EXERCISE PROMPT: Comb through the entries for "with" and pull out each line that holds it.

PROVIDED RECORDS:

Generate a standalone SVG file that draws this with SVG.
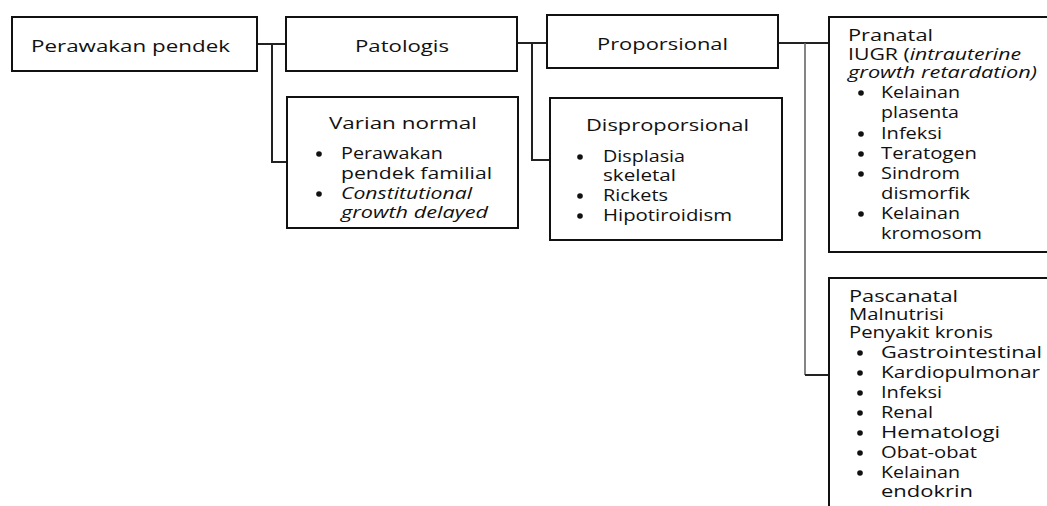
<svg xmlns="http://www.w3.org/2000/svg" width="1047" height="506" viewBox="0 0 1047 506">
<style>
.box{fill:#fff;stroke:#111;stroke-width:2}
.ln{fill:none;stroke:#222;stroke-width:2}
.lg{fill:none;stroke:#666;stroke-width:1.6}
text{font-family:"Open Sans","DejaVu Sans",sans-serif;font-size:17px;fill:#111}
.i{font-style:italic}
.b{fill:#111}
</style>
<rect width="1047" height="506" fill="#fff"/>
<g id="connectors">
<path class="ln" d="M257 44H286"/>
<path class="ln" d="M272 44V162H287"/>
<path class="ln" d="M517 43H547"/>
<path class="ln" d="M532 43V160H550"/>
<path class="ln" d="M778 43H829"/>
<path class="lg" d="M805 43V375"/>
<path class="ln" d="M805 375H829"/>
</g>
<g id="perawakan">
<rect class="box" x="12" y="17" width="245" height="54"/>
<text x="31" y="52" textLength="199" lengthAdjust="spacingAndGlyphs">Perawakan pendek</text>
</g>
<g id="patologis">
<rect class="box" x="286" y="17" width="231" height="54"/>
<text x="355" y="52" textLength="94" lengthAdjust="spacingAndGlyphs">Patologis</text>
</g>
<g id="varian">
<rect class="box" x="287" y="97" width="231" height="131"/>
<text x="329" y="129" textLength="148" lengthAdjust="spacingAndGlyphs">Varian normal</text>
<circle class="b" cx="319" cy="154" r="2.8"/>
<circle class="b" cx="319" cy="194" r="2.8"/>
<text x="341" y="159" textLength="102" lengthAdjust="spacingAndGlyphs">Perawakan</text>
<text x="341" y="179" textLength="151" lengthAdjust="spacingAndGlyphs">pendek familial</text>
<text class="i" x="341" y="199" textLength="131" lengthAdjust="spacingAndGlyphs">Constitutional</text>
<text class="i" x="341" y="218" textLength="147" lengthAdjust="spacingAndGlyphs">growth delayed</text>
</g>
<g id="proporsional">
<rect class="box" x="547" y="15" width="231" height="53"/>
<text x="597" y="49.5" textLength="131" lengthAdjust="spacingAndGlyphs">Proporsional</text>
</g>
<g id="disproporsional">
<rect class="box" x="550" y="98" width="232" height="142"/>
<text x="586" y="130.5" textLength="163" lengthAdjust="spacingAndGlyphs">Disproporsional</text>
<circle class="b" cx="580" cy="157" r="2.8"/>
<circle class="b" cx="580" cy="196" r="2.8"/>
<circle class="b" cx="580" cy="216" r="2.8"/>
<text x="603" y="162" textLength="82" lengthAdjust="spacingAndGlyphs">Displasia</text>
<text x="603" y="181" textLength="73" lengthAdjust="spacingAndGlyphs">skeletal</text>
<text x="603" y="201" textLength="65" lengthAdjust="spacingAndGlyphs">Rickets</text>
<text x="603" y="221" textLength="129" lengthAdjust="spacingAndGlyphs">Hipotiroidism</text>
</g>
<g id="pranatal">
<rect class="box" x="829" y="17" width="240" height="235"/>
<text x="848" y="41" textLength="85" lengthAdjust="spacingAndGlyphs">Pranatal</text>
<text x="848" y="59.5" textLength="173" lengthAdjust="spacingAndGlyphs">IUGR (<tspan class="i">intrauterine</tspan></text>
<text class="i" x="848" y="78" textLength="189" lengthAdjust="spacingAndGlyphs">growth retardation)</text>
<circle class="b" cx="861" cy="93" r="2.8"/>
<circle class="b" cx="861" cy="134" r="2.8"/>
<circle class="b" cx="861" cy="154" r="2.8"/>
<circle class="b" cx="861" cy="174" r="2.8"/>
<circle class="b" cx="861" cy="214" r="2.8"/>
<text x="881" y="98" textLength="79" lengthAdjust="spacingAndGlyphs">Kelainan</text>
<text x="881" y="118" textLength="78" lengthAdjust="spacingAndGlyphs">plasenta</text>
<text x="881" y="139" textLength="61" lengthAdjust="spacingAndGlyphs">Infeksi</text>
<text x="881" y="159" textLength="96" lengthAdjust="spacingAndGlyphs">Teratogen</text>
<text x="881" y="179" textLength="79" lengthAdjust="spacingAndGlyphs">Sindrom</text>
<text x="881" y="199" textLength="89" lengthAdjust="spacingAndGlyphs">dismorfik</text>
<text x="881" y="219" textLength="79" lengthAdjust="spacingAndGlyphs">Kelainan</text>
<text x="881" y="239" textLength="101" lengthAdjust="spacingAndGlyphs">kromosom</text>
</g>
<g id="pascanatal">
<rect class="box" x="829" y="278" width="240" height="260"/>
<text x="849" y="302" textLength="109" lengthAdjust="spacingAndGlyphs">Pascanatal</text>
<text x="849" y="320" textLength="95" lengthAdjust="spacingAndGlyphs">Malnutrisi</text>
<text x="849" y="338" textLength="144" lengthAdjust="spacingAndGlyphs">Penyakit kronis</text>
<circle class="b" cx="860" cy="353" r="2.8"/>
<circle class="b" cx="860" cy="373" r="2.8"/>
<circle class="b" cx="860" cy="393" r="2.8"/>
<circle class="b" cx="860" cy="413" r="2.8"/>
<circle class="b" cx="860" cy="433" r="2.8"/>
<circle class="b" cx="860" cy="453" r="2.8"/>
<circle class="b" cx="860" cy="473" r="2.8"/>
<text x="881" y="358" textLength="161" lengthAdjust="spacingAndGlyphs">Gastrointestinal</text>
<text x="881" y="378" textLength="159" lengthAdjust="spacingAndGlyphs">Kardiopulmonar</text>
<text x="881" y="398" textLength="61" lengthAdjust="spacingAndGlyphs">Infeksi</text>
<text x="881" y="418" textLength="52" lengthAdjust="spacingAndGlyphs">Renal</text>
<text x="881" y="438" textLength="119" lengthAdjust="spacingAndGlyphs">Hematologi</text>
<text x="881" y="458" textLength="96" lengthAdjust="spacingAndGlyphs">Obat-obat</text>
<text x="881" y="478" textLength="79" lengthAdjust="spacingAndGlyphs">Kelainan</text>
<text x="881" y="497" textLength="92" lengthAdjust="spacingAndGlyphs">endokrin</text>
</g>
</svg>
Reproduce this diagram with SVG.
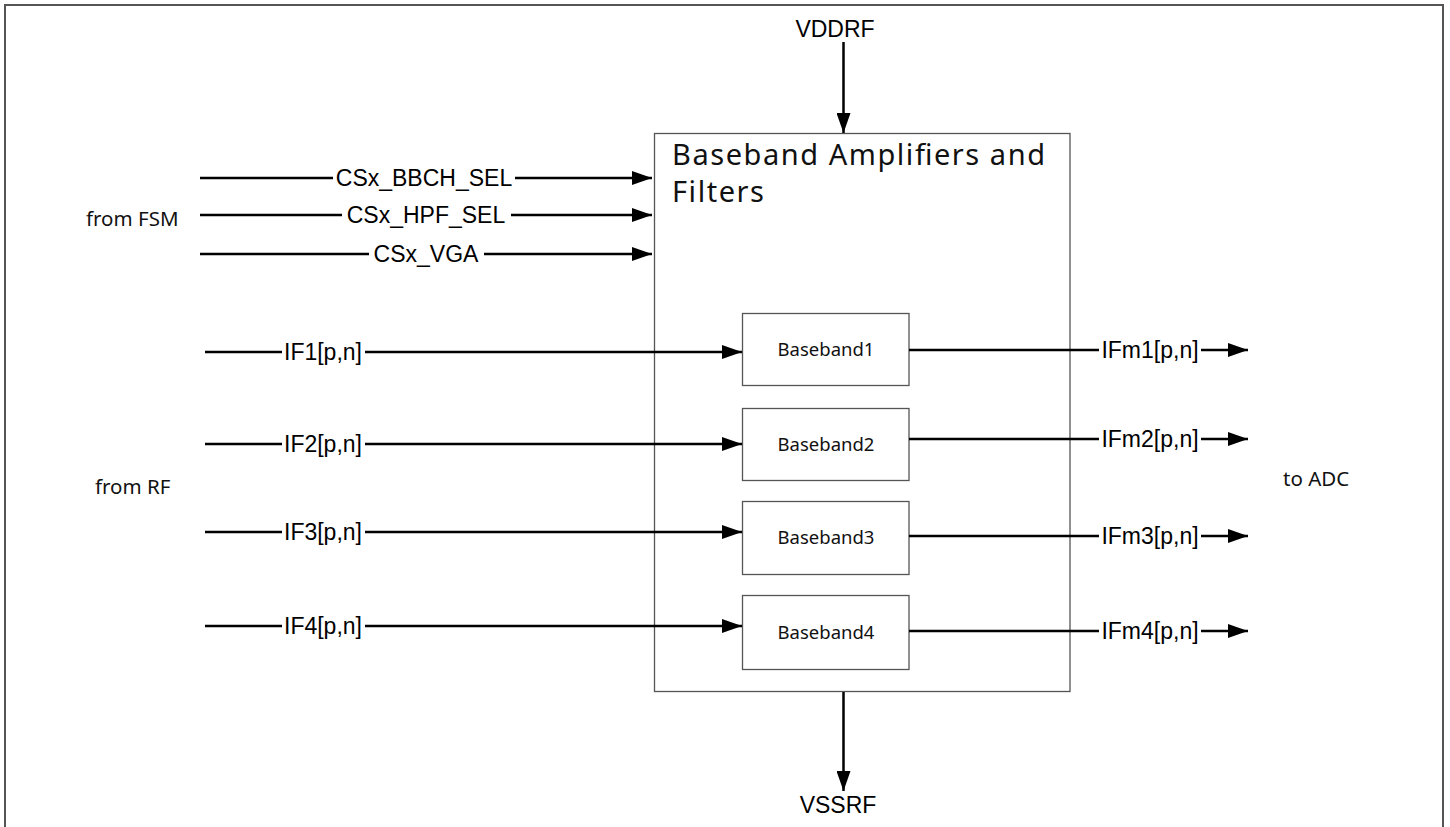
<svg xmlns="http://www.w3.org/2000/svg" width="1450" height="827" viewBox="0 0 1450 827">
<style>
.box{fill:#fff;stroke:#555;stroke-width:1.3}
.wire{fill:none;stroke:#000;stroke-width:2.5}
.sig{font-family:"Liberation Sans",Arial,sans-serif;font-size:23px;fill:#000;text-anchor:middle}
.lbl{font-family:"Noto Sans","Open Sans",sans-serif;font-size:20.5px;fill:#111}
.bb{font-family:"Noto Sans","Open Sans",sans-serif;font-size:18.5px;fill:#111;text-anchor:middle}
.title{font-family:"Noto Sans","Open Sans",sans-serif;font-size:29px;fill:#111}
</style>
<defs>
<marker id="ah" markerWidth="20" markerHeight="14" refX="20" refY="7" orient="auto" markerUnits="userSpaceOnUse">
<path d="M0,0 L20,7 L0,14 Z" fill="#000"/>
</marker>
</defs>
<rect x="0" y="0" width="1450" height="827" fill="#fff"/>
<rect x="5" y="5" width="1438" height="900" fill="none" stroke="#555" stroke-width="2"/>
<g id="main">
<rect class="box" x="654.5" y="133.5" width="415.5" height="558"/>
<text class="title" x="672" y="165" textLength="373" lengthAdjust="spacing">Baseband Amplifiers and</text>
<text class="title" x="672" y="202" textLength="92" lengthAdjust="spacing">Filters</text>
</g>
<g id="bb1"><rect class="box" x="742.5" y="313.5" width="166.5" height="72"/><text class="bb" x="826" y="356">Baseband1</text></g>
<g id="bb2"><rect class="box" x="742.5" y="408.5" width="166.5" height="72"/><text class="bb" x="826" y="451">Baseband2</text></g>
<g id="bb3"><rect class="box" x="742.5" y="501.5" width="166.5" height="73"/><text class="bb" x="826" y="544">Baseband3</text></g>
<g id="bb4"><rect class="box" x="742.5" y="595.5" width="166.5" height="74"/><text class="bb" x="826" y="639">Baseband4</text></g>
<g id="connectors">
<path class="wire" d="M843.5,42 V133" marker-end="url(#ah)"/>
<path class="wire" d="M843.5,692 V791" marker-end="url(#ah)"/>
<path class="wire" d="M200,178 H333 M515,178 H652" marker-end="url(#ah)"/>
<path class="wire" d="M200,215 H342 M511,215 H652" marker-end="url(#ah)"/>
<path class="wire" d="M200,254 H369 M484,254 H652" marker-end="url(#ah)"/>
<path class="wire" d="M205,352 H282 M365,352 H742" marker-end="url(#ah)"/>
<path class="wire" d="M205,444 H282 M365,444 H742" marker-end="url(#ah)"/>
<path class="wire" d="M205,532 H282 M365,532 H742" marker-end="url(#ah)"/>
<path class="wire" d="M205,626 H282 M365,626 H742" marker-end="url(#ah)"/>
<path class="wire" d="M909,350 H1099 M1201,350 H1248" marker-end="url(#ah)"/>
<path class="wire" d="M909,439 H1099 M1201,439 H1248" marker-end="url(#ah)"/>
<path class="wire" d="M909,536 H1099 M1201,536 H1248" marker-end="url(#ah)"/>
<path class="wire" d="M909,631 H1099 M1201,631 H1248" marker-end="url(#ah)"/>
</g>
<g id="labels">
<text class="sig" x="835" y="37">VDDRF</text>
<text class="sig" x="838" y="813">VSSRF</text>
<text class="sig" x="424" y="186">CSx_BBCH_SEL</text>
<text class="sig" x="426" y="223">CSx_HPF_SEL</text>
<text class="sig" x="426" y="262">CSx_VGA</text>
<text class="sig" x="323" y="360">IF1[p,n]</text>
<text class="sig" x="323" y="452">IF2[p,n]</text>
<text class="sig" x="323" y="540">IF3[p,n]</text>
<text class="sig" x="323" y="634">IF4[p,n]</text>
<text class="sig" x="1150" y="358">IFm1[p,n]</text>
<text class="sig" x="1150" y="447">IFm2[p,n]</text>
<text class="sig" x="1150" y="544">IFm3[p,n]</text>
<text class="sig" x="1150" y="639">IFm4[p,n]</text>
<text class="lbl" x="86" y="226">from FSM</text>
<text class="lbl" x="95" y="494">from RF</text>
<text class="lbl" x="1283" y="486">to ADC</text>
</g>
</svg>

SOLUTION TO THIS PROBLEM:
Generate a standalone SVG file that draws this with SVG.
Reproduce this diagram with SVG.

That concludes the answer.